ARTIGO

Memórias afetivas

Memórias afetivas

Por Carlos Eduardo Maia de Oliveira

Por Carlos Eduardo Maia de Oliveira

Publicada há 1 ano

Outro dia um amigo, entusiasmado, enviou-me um vídeo pelo celular mostrando a sua mãezinha, de 85 anos de idade, preparando um prato que o despertou para recordações de sua infância.

No vídeo, ele me perguntava se conhecia aquela iguaria. Não reconheci, mas isso passou a ser secundário naquele instante, pois fiquei admirando aquele singelo acontecimento.

Acontecimento que me levou a pensar que toda pessoa tem boas lembranças de sua infância e, geralmente, são momentos simples e vivenciados em família ou entre amigos.

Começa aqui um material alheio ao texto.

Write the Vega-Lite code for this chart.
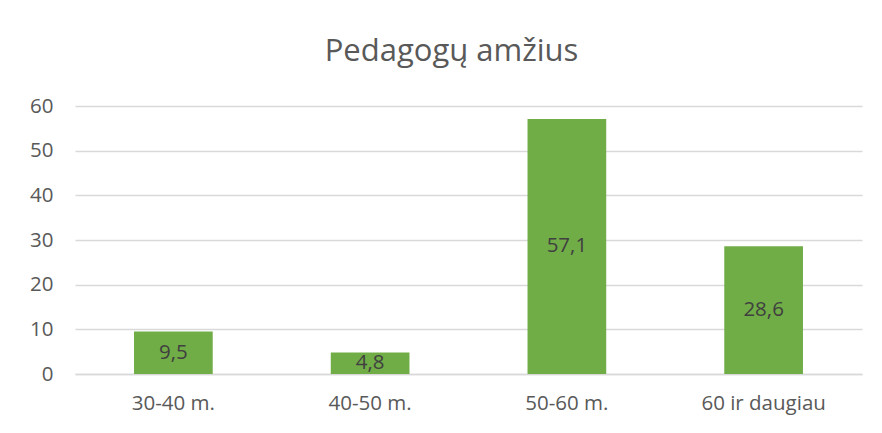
{
  "$schema": "https://vega.github.io/schema/vega-lite/v6.json",
  "width": 787,
  "height": 268,
  "autosize": {"type": "none"},
  "padding": {"left": 75, "top": 106, "right": 20, "bottom": 59},
  "background": "white",
  "config": {
    "view": {"stroke": null},
    "font": "Open Sans",
    "locale": {"number": {"decimal": ",", "thousands": " ", "grouping": [3], "currency": ["", " €"]}}
  },
  "title": {
    "text": "Pedagogų amžius",
    "fontSize": 31,
    "fontWeight": "normal",
    "color": "#595959",
    "font": "Open Sans",
    "offset": 28,
    "dx": -17
  },
  "data": {
    "values": [
      {"category": "30-40 m.", "value": 9.5},
      {"category": "40-50 m.", "value": 4.8},
      {"category": "50-60 m.", "value": 57.1},
      {"category": "60 ir daugiau", "value": 28.6}
    ]
  },
  "transform": [{"calculate": "datum.value / 2", "as": "mid"}],
  "layer": [
    {
      "mark": {"type": "bar", "color": "#70AD47"},
      "encoding": {
        "x": {
          "field": "category",
          "type": "nominal",
          "sort": null,
          "scale": {"paddingInner": 0.6, "paddingOuter": 0.3},
          "axis": {
            "title": null,
            "labelAngle": 0,
            "labelFontSize": 20.5,
            "labelColor": "#595959",
            "labelPadding": 19,
            "ticks": false,
            "domainColor": "#D9D9D9",
            "domainWidth": 1.5
          }
        },
        "y": {
          "field": "value",
          "type": "quantitative",
          "scale": {"domain": [0, 60]},
          "axis": {
            "title": null,
            "values": [0, 10, 20, 30, 40, 50, 60],
            "labelFontSize": 20.5,
            "labelColor": "#595959",
            "labelPadding": 22,
            "ticks": false,
            "domain": false,
            "gridColor": "#D9D9D9",
            "gridWidth": 1.5
          }
        }
      }
    },
    {
      "mark": {"type": "text", "fontSize": 20.5, "color": "#404040", "baseline": "middle"},
      "encoding": {
        "x": {"field": "category", "type": "nominal", "sort": null},
        "y": {"field": "mid", "type": "quantitative"},
        "text": {"field": "value", "type": "quantitative", "format": ".1f"}
      }
    }
  ]
}
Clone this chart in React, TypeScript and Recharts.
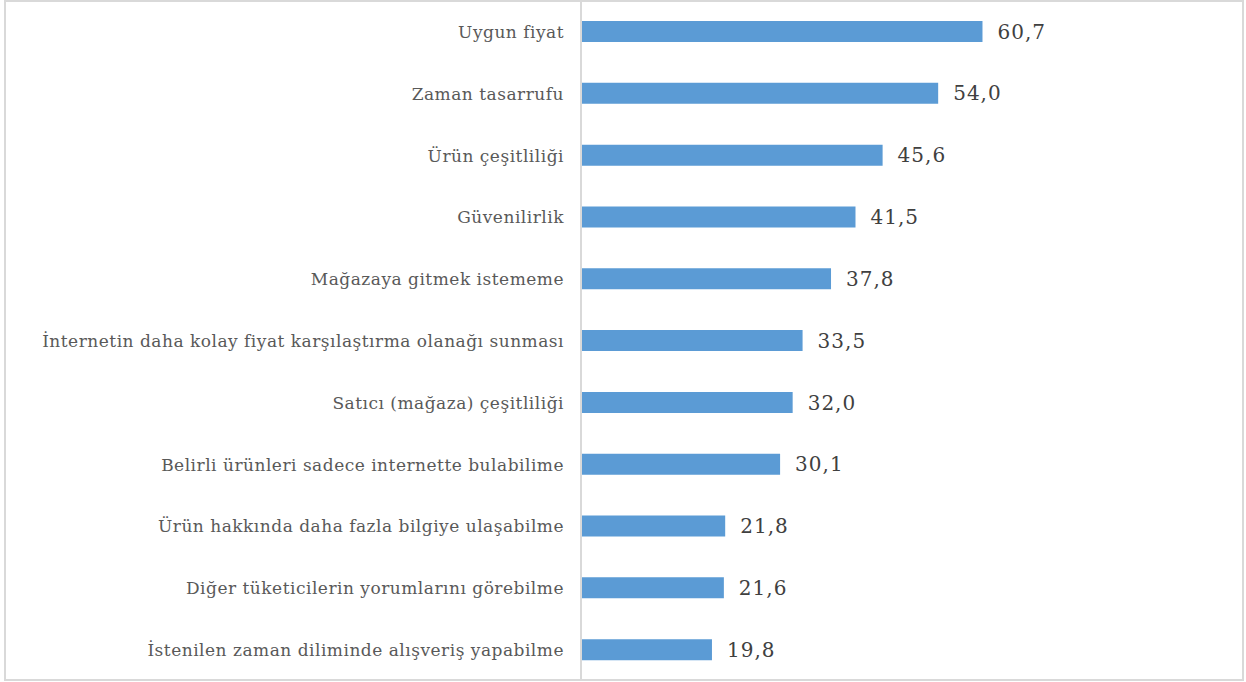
import React from "react";
import { BarChart, Bar, XAxis, YAxis, LabelList } from "recharts";

const categories = [
  "Uygun fiyat",
  "Zaman tasarrufu",
  "Ürün çeşitliliği",
  "Güvenilirlik",
  "Mağazaya gitmek istememe",
  "İnternetin daha kolay fiyat karşılaştırma olanağı sunması",
  "Satıcı (mağaza) çeşitliliği",
  "Belirli ürünleri sadece internette bulabilime",
  "Ürün hakkında daha fazla bilgiye ulaşabilme",
  "Diğer tüketicilerin yorumlarını görebilme",
  "İstenilen zaman diliminde alışveriş yapabilme",
];

const values = [60.7, 54.0, 45.6, 41.5, 37.8, 33.5, 32.0, 30.1, 21.8, 21.6, 19.8];

const data = categories.map((name, i) => ({ name, value: values[i] }));

const FONT = "'DejaVu Serif', serif";

export default function App() {
  return (
    <div style={{ position: "absolute", left: 0, top: 0, width: 1246, height: 682, background: "#fff" }}>
      <div style={{ position: "absolute", left: 0, top: 1 }}>
        <BarChart
          layout="vertical"
          width={1240}
          height={680}
          data={data}
          margin={{ top: 0, right: 196, bottom: 0, left: 0 }}
          barCategoryGap="33%"
        >
          <XAxis type="number" domain={[0, 70]} hide />
          <YAxis
            type="category"
            dataKey="name"
            width={581}
            axisLine={{ stroke: "#d9d9d9", strokeWidth: 2 }}
            tickLine={false}
            tickSize={0}
            tickMargin={17}
            interval={0}
            tick={{ fill: "#595959", fontSize: 17, fontFamily: FONT, letterSpacing: 0.5 }}
          />
          <Bar dataKey="value" fill="#5b9bd5" barSize={21} isAnimationActive={false}>
            <LabelList
              dataKey="value"
              position="right"
              offset={15}
              formatter={(v: number) => v.toFixed(1).replace(".", ",")}
              style={{ fill: "#404040", fontSize: 20, fontFamily: FONT, letterSpacing: 1 }}
            />
          </Bar>
        </BarChart>
      </div>
      <div
        style={{
          position: "absolute",
          left: 4,
          top: 0,
          width: 1240,
          height: 681,
          boxSizing: "border-box",
          border: "2px solid #d9d9d9",
          pointerEvents: "none",
        }}
      />
    </div>
  );
}
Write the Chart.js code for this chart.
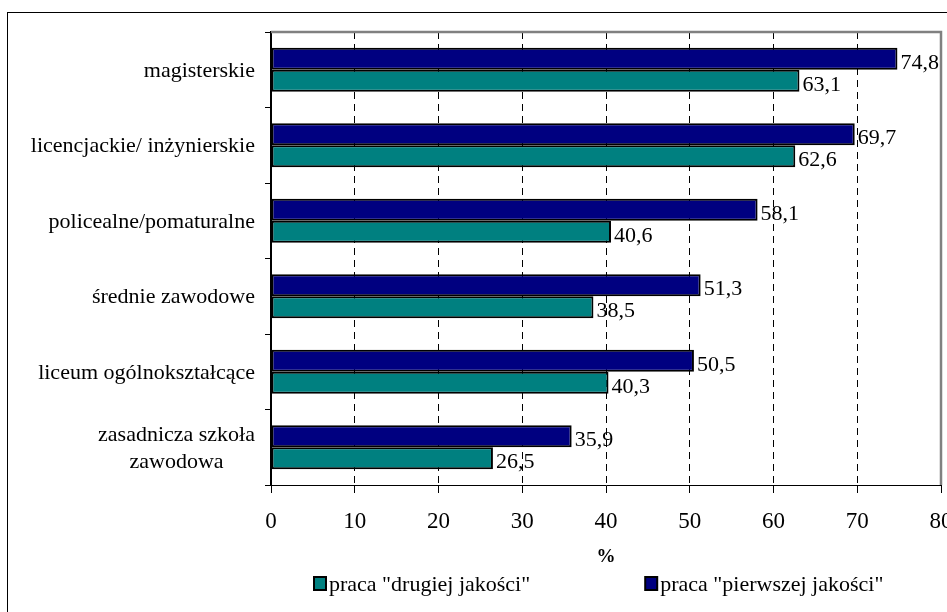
<!DOCTYPE html>
<html>
<head>
<meta charset="utf-8">
<script src="https://cdn.jsdelivr.net/npm/chart.js@4/dist/chart.umd.min.js"></script>
<style>
  html, body { margin: 0; padding: 0; background: #fff; overflow: hidden; }
  #wrap { position: relative; width: 947px; height: 612px; }
</style>
</head>
<body>
<div id="wrap"><canvas id="chartWyksztalcenie" width="947" height="612"></canvas></div>
<script>
// Kategorie wykształcenia (od góry)
const kategorie = [
  ['magisterskie'],
  ['licencjackie/ inżynierskie'],
  ['policealne/pomaturalne'],
  ['średnie zawodowe'],
  ['liceum ogólnokształcące'],
  ['zasadnicza szkoła', 'zawodowa']
];
// Udział (%) wg rodzaju pracy
const pierwszejJakosci = [74.8, 69.7, 58.1, 51.3, 50.5, 35.9];
const drugiejJakosci = [63.1, 62.6, 40.6, 38.5, 40.3, 26.5];
// Oś X
const osXMin = 0;
const osXMax = 80;
const osXKrok = 10;

const FONT = '"Liberation Serif", "Times New Roman", serif';

// Ramka wykresu, etykiety kategorii, wartości słupków i legenda
const rysowanie = {
  id: 'rysowanie',
  beforeDraw(chart) {
    const ctx = chart.ctx;
    ctx.save();
    ctx.strokeStyle = '#000';
    ctx.lineWidth = 1;
    ctx.strokeRect(7.5, 12.5, 1200, 1200);
    ctx.restore();
  },
  afterDatasetsDraw(chart) {
    const ctx = chart.ctx;
    const area = chart.chartArea;
    ctx.save();

    // obramowanie obszaru kreślenia
    ctx.strokeStyle = '#808080';
    ctx.lineWidth = 2.5;
    ctx.beginPath();
    ctx.moveTo(area.left, area.top);
    ctx.lineTo(area.right, area.top);
    ctx.lineTo(area.right, area.bottom);
    ctx.stroke();

    // wartości przy słupkach
    ctx.fillStyle = '#000';
    ctx.font = '22px ' + FONT;
    ctx.textAlign = 'left';
    ctx.textBaseline = 'middle';
    chart.data.datasets.forEach((ds, i) => {
      chart.getDatasetMeta(i).data.forEach((bar, j) => {
        const txt = ds.data[j].toFixed(1).replace('.', ',');
        ctx.fillText(txt, bar.x + 3, bar.y + 4);
      });
    });

    // etykiety kategorii: linie wyśrodkowane względem siebie, blok wyrównany do prawej
    const y = chart.scales.y;
    const prawy = area.left - 16;
    const wys = 27;
    kategorie.forEach((linie, i) => {
      const szer = Math.max(...linie.map(l => ctx.measureText(l).width));
      const cx = prawy - szer / 2;
      const cy = y.getPixelForValue(i) + 1;
      ctx.textAlign = 'center';
      linie.forEach((l, k) => {
        ctx.fillText(l, cx, cy + (k - (linie.length - 1) / 2) * wys);
      });
    });

    // legenda
    const ly = 584;
    let lx = area.left + 43;
    const kolejnosc = [1, 0];
    ctx.font = '22px ' + FONT;
    ctx.textAlign = 'left';
    kolejnosc.forEach(idx => {
      const ds = chart.data.datasets[idx];
      ctx.fillStyle = ds.backgroundColor;
      ctx.fillRect(lx, ly - 7, 12, 13);
      ctx.strokeStyle = '#000';
      ctx.lineWidth = 2;
      ctx.strokeRect(lx, ly - 7, 12, 13);
      ctx.fillStyle = '#000';
      ctx.fillText(ds.label, lx + 15, ly + 1);
      lx += 15 + ctx.measureText(ds.label).width + 115;
    });
    ctx.restore();
  }
};

new Chart(document.getElementById('chartWyksztalcenie'), {
  type: 'bar',
  data: {
    labels: kategorie,
    datasets: [
      {
        label: 'praca "pierwszej jakości"',
        data: pierwszejJakosci,
        backgroundColor: '#000080',
        borderColor: '#000',
        borderWidth: 2,
        borderSkipped: false
      },
      {
        label: 'praca "drugiej jakości"',
        data: drugiejJakosci,
        backgroundColor: '#008080',
        borderColor: '#000',
        borderWidth: 2,
        borderSkipped: false
      }
    ]
  },
  options: {
    indexAxis: 'y',
    responsive: false,
    animation: false,
    datasets: { bar: { barPercentage: 1, categoryPercentage: 0.583 } },
    layout: { padding: { left: 0, top: 32, right: 6, bottom: 44 } },
    plugins: {
      legend: { display: false },
      tooltip: { enabled: false }
    },
    scales: {
      x: {
        min: osXMin,
        max: osXMax,
        afterFit: s => { s.height = 83; s.paddingLeft = 0; s.paddingRight = 0; },
        ticks: {
          stepSize: osXKrok,
          color: '#000',
          padding: 15,
          font: { family: FONT, size: 23 }
        },
        grid: {
          color: c => (c.tick && (c.tick.value === osXMin || c.tick.value === osXMax)) ? 'rgba(0,0,0,0)' : '#000',
          lineWidth: 1,
          tickColor: '#000',
          tickLength: 8
        },
        border: { color: '#000', width: 1, dash: [7, 5] },
        title: {
          display: true,
          text: '%',
          color: '#000',
          padding: 0,
          font: { family: FONT, size: 19, weight: 'bold' }
        }
      },
      y: {
        afterFit: s => { s.width = 271; },
        ticks: { display: false },
        grid: {
          drawOnChartArea: false,
          tickColor: '#000',
          tickLength: 6,
          offset: true
        },
        border: { color: '#000', width: 2 }
      }
    }
  },
  plugins: [rysowanie]
});
</script>
</body>
</html>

Mas vamos às recordações que, tenho certeza, muitos leitores irão se identificar! Cheirinho de café invadindo o nosso quarto pela manhã quando éramos crianças e nossas mães deixavam a mesa pronta antes de partirmos rumo à escola. Aroma de bolinho de chuva sendo fritado em uma tarde chuvosa, biscoito de polvilho, pipoca ou batatinha faziam a nossa alegria. Aquele doce na vendinha da esquina garantia a nossa felicidade.

Quem nasceu nas décadas de 1970 ou início de 1980, deve se recordar do odor forte de cera que nossas mães passavam no chão espalhada pela velha enceradeira (um eletrodoméstico que costumava dar choque).

E por falar em choque, e aquelas geladeiras antigas, hein? Tínhamos medo só de encostar na maçanete antes de abri-las. Não existiam modelos duplex, triplex, “frost free” ou assemelhados. No congelador formavam-se crostas de gelo. Elas não possuíam grande variedade de cor. Eram disponíveis nas cores azul-clara, vermelha, amarelo-clara, branca, não muito mais do que isso. Atualmente, existem pequenos frigobares inspirados no “design” e na cor delas vendidos nas lojas físicas ou virtuais pela internet.

Os eletrodomésticos e utensílios também fazem parte da nossa infância, por isso lembrei-me da geladeira antiga e das velhas enceradeiras. Além delas, aqueles liquidificadores barulhentos, aparelhos de televisão que insistiam em não estabilizar a imagem (nossos pais ficavam girando a antena e perguntando se a imagem tinha melhorado) e aparelhos de som que rodavam discos de vinil e fitas cassete, caríssimos na época (era ostentação ter um deste em casa).

Também tinham os fogões com apenas quatro bocas (acendimento automático nem no sonho), filtro de barro daquela marca famosa fabricada na cidade de Jaboticabal, o velho rádio na cozinha e o carrinho com bebidas na sala de visita (hoje em dia, muitas casas nem possuem mais este cômodo porque quase não recebemos visitas em casa – triste fato!). 

Cabem destacar aqui duas verdades sobre os eletrodomésticos e utensílios presentes em nossa rotina na infância: duravam pra caramba (os atuais são quase descartáveis) e nos trazem recordações pitorescas.

Vejam que recuei algumas décadas para tirar do baú estas recordações, no entanto, os mais experientes poderiam me lembrar do pote de barro, da moringa de água feita de cabaça (útil na roça), do velho fogão a lenha, do forno de barro para assar pães, do ferro de passar roupas movido à brasa, da carne de porco conservada na gordura dentro daquelas latas prateadas (não tinham geladeiras), pamonha preparada no quintal juntamente com os amigos e familiares e outras peculiaridades que faziam parte da rotina de quem morava na zona rural, principalmente.

Cheiro de pão de queijo, pão feito em casa, de pipoca no sábado à tarde, macarrão aos domingos, eletrodomésticos rústicos de época, da prateleira antiga, enfim, tudo isso nos traz boas recordações de uma vida simples e feliz. Lembranças de um tempo que não volta mais.

Ah, já ia me esquecendo! Afinal de contas, qual era o prato que a mãe do meu amigo preparou para ele naquele dia? Eu não acertei de jeito nenhum, tive que esperar ele responder. E a resposta foi miolo bovino frito, uma iguaria que despertou em meu amigo boas recordações, lembranças da sua infância vivida no sítio, memórias afetivas. E quem não as têm?